Pada umumnya geguritan yang ada di internet bertujuan sebagai media untuk menyampaikan pesan tertentu. Geguritan, muncul sebagai salah satu ciri khas yang paling menonjol dan dipakai oleh netizen dari Jawa dan Bali. Jadi bisa dibilang, geguritan ini menjadi semacam format bahasa universal lintas dunia digital kalangan tertentu pula (orangtua, guru, mahasiswa maupun kelompok yang peduli dengan sastra jawa, dll).
Diksi yang dipilih biasanya berasal dari sesuatu bermakna dalam sebagai konten yang ingin diusung di dalamnya. Bisa saja geguritan tak selalu serius, tapi bisa juga mbayol, menyindiri, mengcounter satu soalan, misalnya. Bisa pula pada geguritan tersebut ditambahkan gambar atau photo bahkan video yang relevan dengan ekspresi atau pesan yang ada pada geguritan.
Keliaran, barangkali ada juga konten kelucuan yang dibawa dapat menggambarkan situasi atau isu terkini yang sedang menjadi perbincangan publik. Membaca covid-19, acap menerbitkan ketidaknyamanan, kepanikan, ketakutan, atau diselipi cara atau tips melawan pandemi. Dalam pergerakan demikian, negara hadir menenangkan rakyat, dan geguritan juga menjelma menjadi saluran pelepas ketegangan (katarsis).
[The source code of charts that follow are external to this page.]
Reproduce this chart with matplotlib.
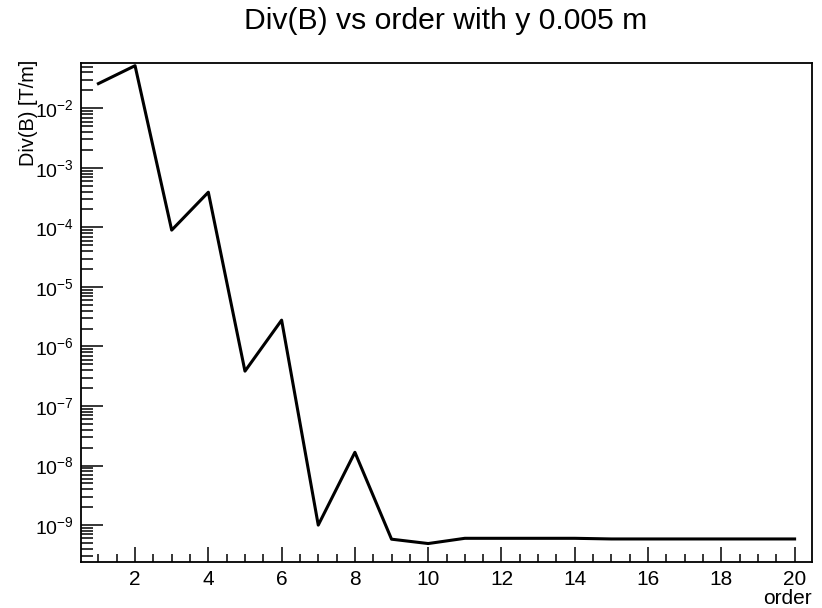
import matplotlib
matplotlib.use("Agg")
import matplotlib.pyplot as plt
from matplotlib.ticker import LogLocator, MultipleLocator, NullFormatter

plt.rcParams['font.family'] = ['Liberation Sans', 'DejaVu Sans']
plt.rcParams['mathtext.default'] = 'regular'

# datos
orden = [1, 2, 3, 4, 5, 6, 7, 8, 9, 10, 11, 12, 13, 14, 15, 16, 17, 18, 19, 20]
div_b = [2.6e-2, 5.2e-2, 9.0e-5, 3.9e-4, 3.85e-7, 2.77e-6, 1.0e-9, 1.67e-8,
         5.8e-10, 4.9e-10, 6.0e-10, 6.0e-10, 6.0e-10, 6.0e-10, 5.85e-10,
         5.85e-10, 5.85e-10, 5.85e-10, 5.85e-10, 5.85e-10]
decadas = [-9, -8, -7, -6, -5, -4, -3, -2]

titulo = "Div(B) vs order with y 0.005 m"
etiqueta_x = "order"
etiqueta_y = "Div(B) [T/m]"

fig = plt.figure(figsize=(8.22, 6.08), dpi=100)
ax = fig.add_axes([81 / 822, 46 / 608, 731 / 822, 499 / 608])

ax.plot(orden, div_b, color="black", linewidth=2.2)
ax.set_yscale("log")
ax.set_xlim(0.525, 20.475)
ax.set_ylim(2.4e-10, 5.77e-2)

# ejes estilo ROOT
ax.xaxis.set_major_locator(MultipleLocator(2))
ax.xaxis.set_minor_locator(MultipleLocator(0.5))
ax.set_yticks([10.0 ** d for d in decadas])
ax.yaxis.set_minor_locator(LogLocator(base=10, subs=range(2, 10), numticks=20))
ax.yaxis.set_minor_formatter(NullFormatter())

ax.tick_params(axis="x", which="major", direction="in", length=10.8, width=1.1,
               labelsize=15, pad=6, top=False)
ax.tick_params(axis="x", which="minor", direction="in", length=5.8, width=1.1, top=False)
ax.tick_params(axis="y", which="major", direction="in", length=15.6, width=1.1,
               labelsize=14, pad=5, right=False)
ax.tick_params(axis="y", which="minor", direction="in", length=8.4, width=1.1, right=False)

for lado in ax.spines.values():
    lado.set_linewidth(1.3)

fig.text(446 / 822, 1 - 29 / 608, titulo, ha="center", va="baseline", fontsize=21.7)
fig.text(812 / 822, 1 - 598 / 608, etiqueta_x, ha="right", va="center", fontsize=15)
fig.text(29 / 822, 1 - 60 / 608, etiqueta_y, ha="center", va="top", rotation=90, fontsize=14.3)

fig.savefig("out.png", dpi=100)
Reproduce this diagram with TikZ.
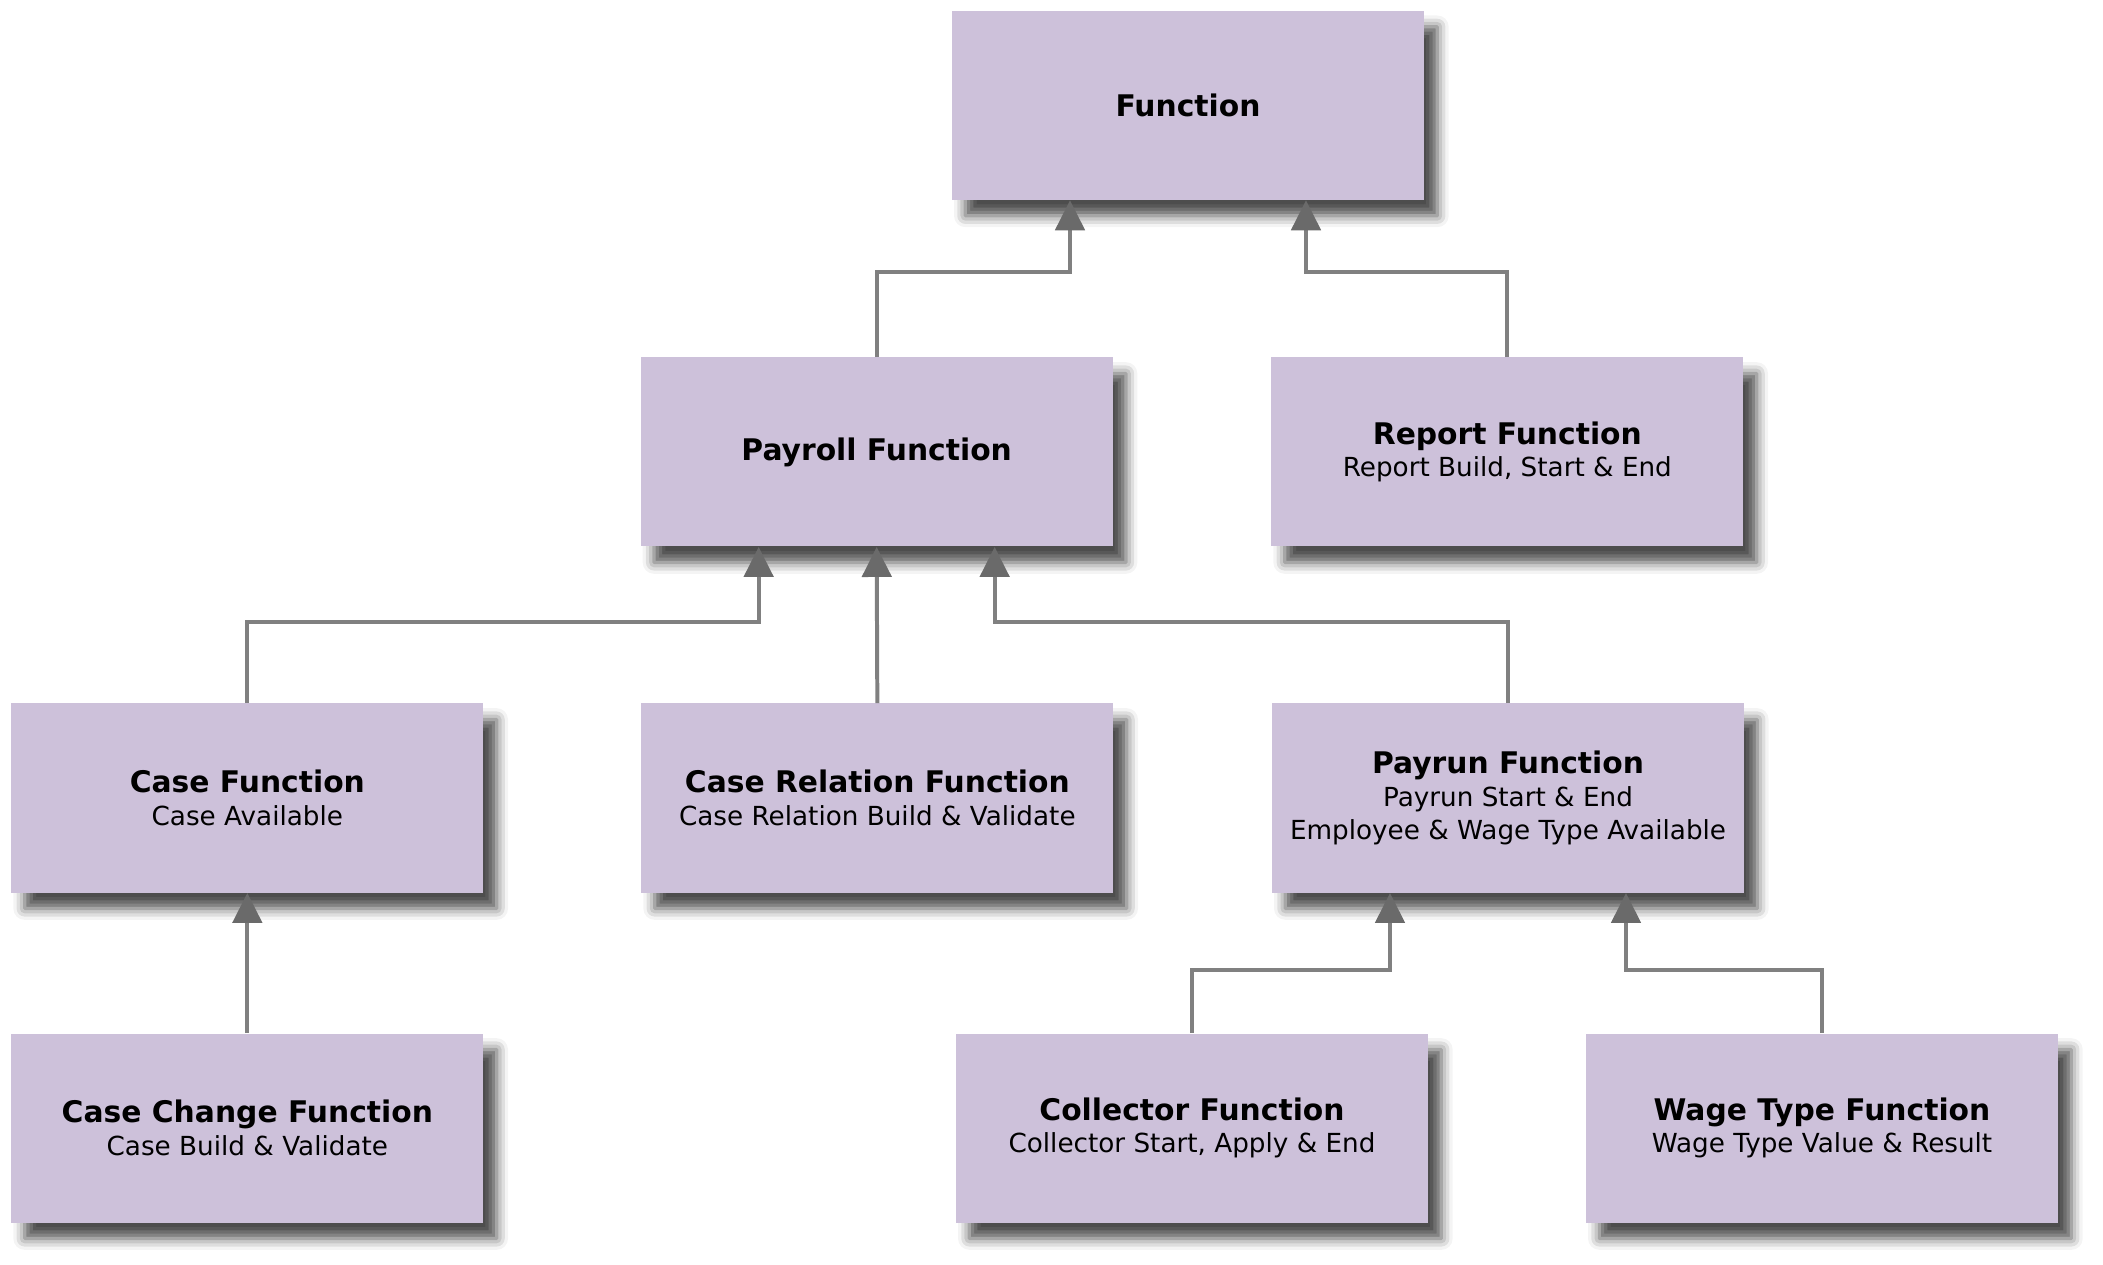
\documentclass[tikz,border=0pt]{standalone}
\usepackage{fontspec}
\setmainfont{DejaVu Sans}
\usepackage{xcolor}
\usepackage{tikz}
\usetikzlibrary{arrows.meta,shadows.blur}

\definecolor{boxfill}{HTML}{CDC1DA}
\definecolor{linegray}{HTML}{808080}
\definecolor{tipgray}{HTML}{6A6A6A}
\newcommand{\boxtitle}[1]{{\fontsize{12.7}{14}\selectfont\bfseries #1}}

\begin{document}
\begin{tikzpicture}[
    fn/.style={fill=boxfill, minimum width=7.08cm, minimum height=2.835cm,
      align=center, inner sep=0pt, font=\fontsize{11.2}{14}\selectfont,
      blur shadow={shadow xshift=0.2cm, shadow yshift=-0.24cm,
        shadow blur radius=0.17cm, shadow opacity=70}},
    conn/.style={draw=linegray, line width=1.7pt,
      -{Triangle[width=0.44cm,length=0.45cm,fill=tipgray,color=tipgray]}}]
      \useasboundingbox (0,0) rectangle (31.545,-18.975);
      \node[fn] (function) at (17.82,-1.58) {\boxtitle{Function}};
      \node[fn] (payroll) at (13.15,-6.78) {\boxtitle{Payroll Function}};
      \node[fn] (report) at (22.61,-6.78) {\boxtitle{Report Function}\\Report Build, Start \& End};
      \node[fn] (case) at (3.71,-11.97) {\boxtitle{Case Function}\\Case Available};
      \node[fn] (caserel) at (13.16,-11.97) {\boxtitle{Case Relation Function}\\Case Relation Build \& Validate};
      \node[fn] (payrun) at (22.62,-11.97) {\boxtitle{Payrun Function}\\Payrun Start \& End\\Employee \& Wage Type Available};
      \node[fn] (casechange) at (3.71,-16.92) {\boxtitle{Case Change Function}\\Case Build \& Validate};
      \node[fn] (collector) at (17.88,-16.92) {\boxtitle{Collector Function}\\Collector Start, Apply \& End};
      \node[fn] (wagetype) at (27.33,-16.92) {\boxtitle{Wage Type Function}\\Wage Type Value \& Result};
      % connectors, child up to parent
      \draw[conn] (payroll.north) -- ++(0,1.27) -| ([xshift=-1.77cm]function.south);
      \draw[conn] (report.north) -- ++(0,1.27) -| ([xshift=1.77cm]function.south);
      \draw[conn] (case.north) -- ++(0,1.21) -| ([xshift=-1.77cm]payroll.south);
      \draw[conn] (caserel.north) -- (payroll.south);
      \draw[conn] (payrun.north) -- ++(0,1.21) -| ([xshift=1.77cm]payroll.south);
      \draw[conn] (casechange.north) -- (case.south);
      \draw[conn] (collector.north) -- ++(0,0.95) -| ([xshift=-1.77cm]payrun.south);
      \draw[conn] (wagetype.north) -- ++(0,0.95) -| ([xshift=1.77cm]payrun.south);
    \end{tikzpicture}
\end{document}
Atas budi baik geguritan, kita bisa bersenyum-senyum ketawa ketiwi sendiri melihat gambar, foto atau video maupun teks di dalamnya. Atau kita juga dibuat terpingkal-pingkal dengan kebodohan dari deretan aksara geguritan. Geguritan, seakan bisa membaca atau menertawakan nasib kita sendiri.